Kadın ve Demokrasi Derneği’nin (KADEM) düzenlediği Erken Yaşta Evliliklerle Mücadele Çalıştayı’nda bu yakıcı konu tüm yönleriyle ele alınıp, nasıl bir mücadele yapılması gerektiğinin üzerinde duruldu. Kadın STK temsilcileri ve konuyla ilgili uzmanların ağırlıklı olarak katıldığı çalıştayın açılışında bir sunum yapan Aile ve Sosyal Politikalar Bakanı Yardımcısı Aşkın Asan da bu konuda cezaların yeterli sayılabileceğini ancak uygulamada büyük aksaklıklar yaşandığını dile getirdi. Asan’ın konuşmasında verdiği istatistiklerde, bu konuda önceki yıllara göre küçük de olsa bir bilinç oluştuğu ancak bunun henüz yeterli düzeyde olmadığı vurgulanıyordu. Bu konudaki en çarpıcı istatistik, 2011 yılında 15 yaş altındaki yaşlarda 355 doğumun gerçekleşmiş olmasıydı.
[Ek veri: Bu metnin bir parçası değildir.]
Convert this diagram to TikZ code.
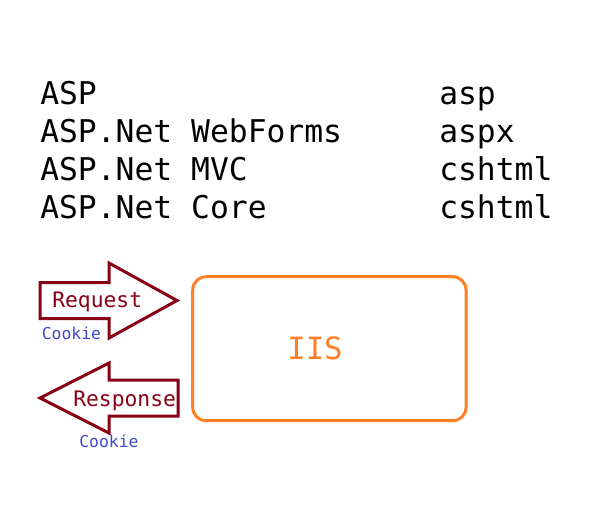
\documentclass[tikz,border=0pt]{standalone}
\usepackage{fontspec}
\setmonofont{DejaVu Sans Mono}
\definecolor{burgundy}{RGB}{136,0,21}
\definecolor{paintorange}{RGB}{255,127,39}
\definecolor{indigo}{RGB}{63,72,204}
\begin{document}
\begin{tikzpicture}[x=0.75pt,y=-0.75pt,line join=miter,font=\ttfamily,
    big/.style={anchor=base west,inner sep=0pt,font=\ttfamily\fontsize{23.5}{28}\selectfont},
    arrowline/.style={draw=burgundy,line width=2.25pt},
    msg/.style={anchor=base west,inner sep=0pt,text=burgundy,font=\ttfamily\fontsize{16}{19}\selectfont},
    cookie/.style={anchor=base west,inner sep=0pt,text=indigo,font=\ttfamily\fontsize{12.3}{15}\selectfont},
    server/.style={draw=paintorange,line width=2.25pt,rounded corners=10pt,minimum width=205pt,minimum height=108pt}]
    \useasboundingbox (0,0) rectangle (615,518);
    \foreach \tech/\ext [count=\i] in {ASP/asp,ASP.Net WebForms/aspx,ASP.Net MVC/cshtml,ASP.Net Core/cshtml}{
        \node[big] (tech\i) at (40,{104+38.3*(\i-1)}) {\tech};
        \node[big] (ext\i) at (439,{104+38.3*(\i-1)}) {\ext};
    }
    \draw[arrowline] (40,282.5)--(109,282.5)--(109,263)--(177,300.5)--(109,338)--(109,318.5)--(40,318.5)--cycle;
    \draw[arrowline] (178,380)--(109,380)--(109,363)--(40,398)--(109,433)--(109,416)--(178,416)--cycle;
    \node[msg] (request) at (52,307) {Request};
    \node[msg] (response) at (73,406) {Response};
    \node[cookie] (cookie1) at (41.5,339) {Cookie};
    \node[cookie] (cookie2) at (79,447) {Cookie};
    \node[server] (iis) at (329.4,348.7) {};
    \node[text=paintorange,font=\ttfamily\fontsize{23}{28}\selectfont] (iislabel) at (315,348) {IIS};
\end{tikzpicture}
\end{document}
12 yıllık kesintisiz eğitimin erken yaşta evlilikleri önlemede büyük bir etkisi olacağına inandığını belirten Aşkın Asan, Bakanlık olarak bu konuda iki önemli projeyi başlatacakları müjdesini de verdi. Bunlardan ilki; Milli Eğitim ve Adalet olmak üzere ilgili bakanlıklarla erken yaşta evliliklerle ilgili bir protokol imzalanmasıyla ilgili idi. Diğeri ise; başvuru üzerine harekete geçen aile sosyal destek programlarının ihbarlar olmadan ya da üzücü olaylar yaşanmadan harekete geçebilmesinin sağlanmasıyla ilgili bir altyapının oluşturulması projesiydi. Bunun için sadece illerde değil ilçelerde de sosyal hizmet merkezleri açılacak böylece erken yaşta evlilikler yaşanmadan önlenmesi için gerekli saha çalışmaları ve eğitimleri gerçekleştirilecek. Asan; özellikle 15 yaşından küçüklerle ilgili daha kapsamlı istatistiklerin hazırlanması gerektiğini ve bu konuda saha çalışmaları için gerekli işgücünün üniversitelerde zorunlu hale getirilmesi beklenen sosyal sorumluluk derslerine katılan öğrenciler üzerinden giderileceğini de sözlerine ekledi.

Çalıştayda üzerinde durulan önerilerde de daha sağlıklı veri ve istatistiklerin elde edilmesine vurgu vardı. Yine sadece trajik olaylarla seferberlik başlatmak yerine sürdürülebilir eylem planları ve farkındalık eğitimlerinin önemi de vurgulandı. Medyanın bu konuda istismar edici yayınlardan vazgeçmesi, kamu spotlarının ve farklı medya araçlarının daha etkin kullanılmasının sağlanması sıkça vurgulandı. Kamu spotlarında sadece ailelerin değil bu konuya destek olan veya ihbarda bulunmayan görevlilerin de suç işlediğinin altının çizilmesi, isimsiz ihbar mekanizmalarının sağlanmasının önemine işaret edildi. Yasadaki ebeveyn izni ve olağanüstü hal (gebelik) gibi ibarelerin bu konudaki teşvik edici durumlara sebebiyet verebileceğinden hareketle yasal düzenlemelerin artırılması, en önemlisi bunların uygulanmasının desteklenmesi gerekliliğinin de altı çizildi.